Monday, December 9, 2013

Just Because You're Paranoid Doesn't Mean They're Not Out To Get You: Revealed Preference Edition

Giacinto Gimignani, An Angel and a Devil Fighting for the Soul of a Child, via Wikimedia Commons

Maybe you've had an inchoate sense that dark forces are aligning against you. Maybe you're scared. Maybe you're too bored to think about it for more than five minutes. Well you're in luck, because to preferred clients of TKIN like yourself, we are proud to offer our premium service: we think it through so you don't have to.

This week, how advertising and cost-benefit analysis bond in unholy matrimony, spawning The Policy Methodology From Hell.

As we all know, if you're wondering how to make policy decisions, one popular answer is "cost-benefit analysis." And as we all know, if you're wondering what to count as a cost and what to count as a benefit, one popular answer is an "economic" one. What a person prefers is what is a benefit to them; giving up what is preferred is a cost; where for a preference set to be rational just means that it obeys formal consistency axioms like transitivity.

Maybe less well-known is that if you're wondering how to tell what preferences a person has, one popular answer is that the preferences to count are "revealed preferences." If you chose x over y, you manifested a preference for x; if you paid good money for that future-item-in-a-landfill tchotchke, you showed that you revealed a tchotchke-related preference.

It's obviously not news that there's something shady about the use of revealed preferences to reason about what is good and bad. What people choose is shaped by what options they have. And in classic "sour grapes" fashion, people who have no access to a given option sometimes come not to prefer it -- their preferences are "adaptive." Also, people might choose on the basis of false information. No one thinks the person who mistakenly ingests pesticide in food has some kind of latent preference for death.
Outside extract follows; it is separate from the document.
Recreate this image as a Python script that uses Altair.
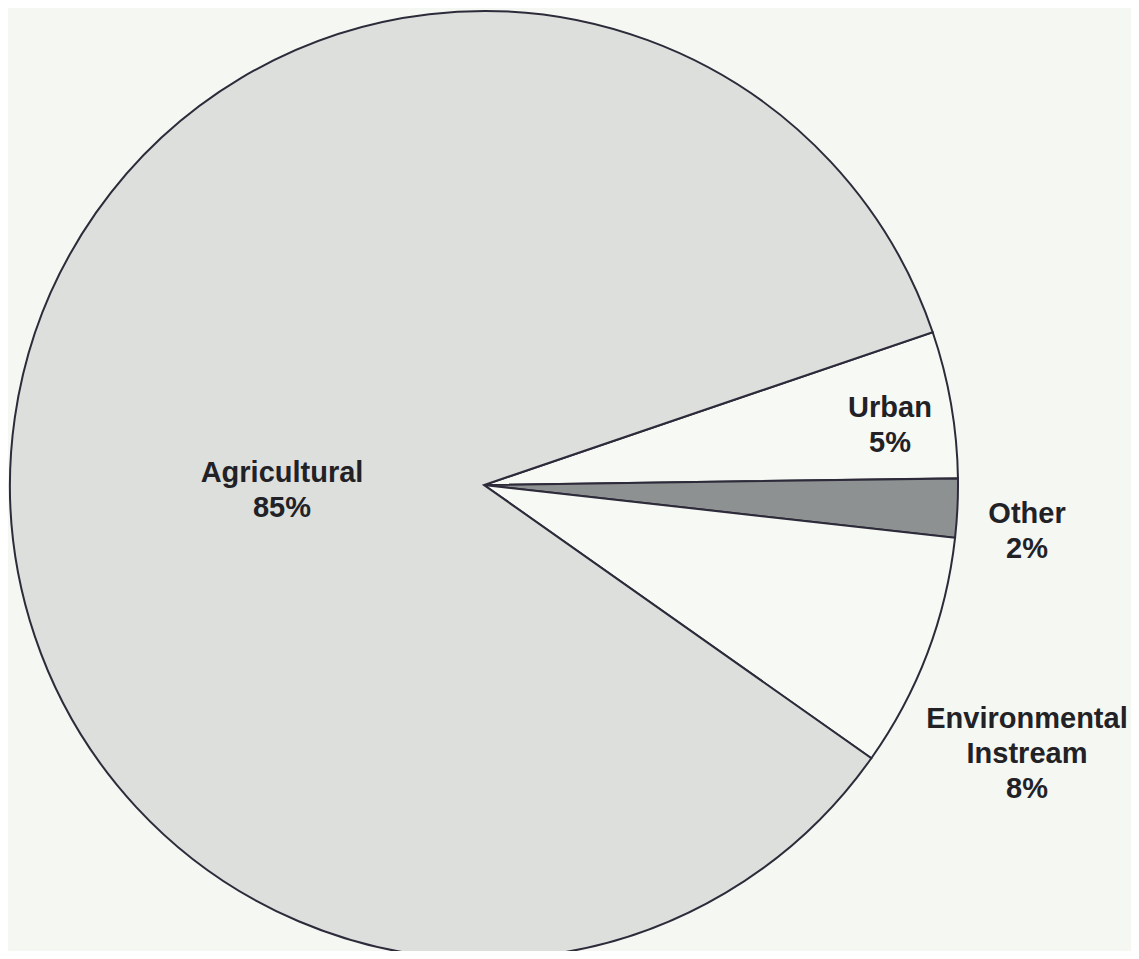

But one another interesting fact about revealed preferences doesn't come up as often, overshadowed as it is by all these other things. That has to do with weakness of will. It's evidently a problem, because if you thought choosing y was for the best, but you caved to pressure/cravings/madness for x, then your choosing x plausibly does not plausibly reflect a way that x is good for you, and so counting your revealed preference as a preference would be a mistake.

It's easy to get lost in the philosophical thickets of weakness of will, meandering around like a drunk person, trying to figure out what could possibly determine the difference between "I chose it even though I thought it best not to" and "I chose it because I changed my mind" and other important distinctions. But perhaps we can say this: there is sufficient agreement on the concept to allow for a robust research program in the social sciences. Roy Baumeister and his colleagues have conducted study after study measuring the effects various things have on weakness of will.

One conclusion they came to will surprise no one who has lived a human existence, and that is that the will is a thing that can be worn down.

Ask people to exercise their will -- eating radishes instead of chocolate, keeping a straight face when something is funny, etc. etc. -- and they'll become less and less able to effectively exercise their will. They call this "ego depletion." The "active self" is a "limited resource."

Among other weird things, this means that they more you have to resist temptations, the more you deplete your ego. The more you deplete your ego, the less you're able to resist temptations. So the more environmental factors there are requiring resistance -- the more bakeries you have to walk past, the more click-bait you have to ignore, the more advertised consumer items you have to not buy, the more likely you'll exhibit the weakness of will.

And this is where it gets interesting. Because when you put "the preference taken into account in cost-benefit reasoning fail to track your good when there's weakness of will" together with "the more you have to resist, the less you can resist," what you get is that the massive forces always present in a consumer society, urging you to BUY EAT DRINK ENTERTAIN YOURSELF YOU DESERVE IT, are actually making your revealed preferences less likely to be for your actual preferences.

Let's do an example. In one of their Freakonomics books, Levitt and Dubner said that fighting climate change through change in behavior was pointless because "It's not that we don't know how to stop polluting the atmosphere. We don't want to stop, or aren't willing to pay the price."

Their evidence for the implicit claim about preferences is our behavior: our behavior reveals preferences for convenience and fun over environmental goals. Plausibly, our actual preferences are sometimes for clean air and a world inhabitable by our children even when immediate forces make it hard to resist the temptations of climate damaging behavior. So basing judgments about our good based on our revealed preferences is a planning FAIL.

What's crazy about this whole thing is that the more other stupid temptations we have to resist -- the more we're subjected to BUY EAT DRINK ENTERTAIN YOURSELF YOU DESERVE IT -- the more likely we'll fail to act in accordance with our judgments, and thus the more likely that cost-benefit analysis will track our preferences for stupid consumer goods instead of, you know, clean air and water.

Remember the old picture of the angel on one shoulder and the devil on the other? This is like the devil has two kinds of minions: those shouting at you to listen and obey, and those who watch you obey and conclude: Well, we know what will make that person better off, nudge nudge wink wink.

You see why I called it an unholy alliance, eh?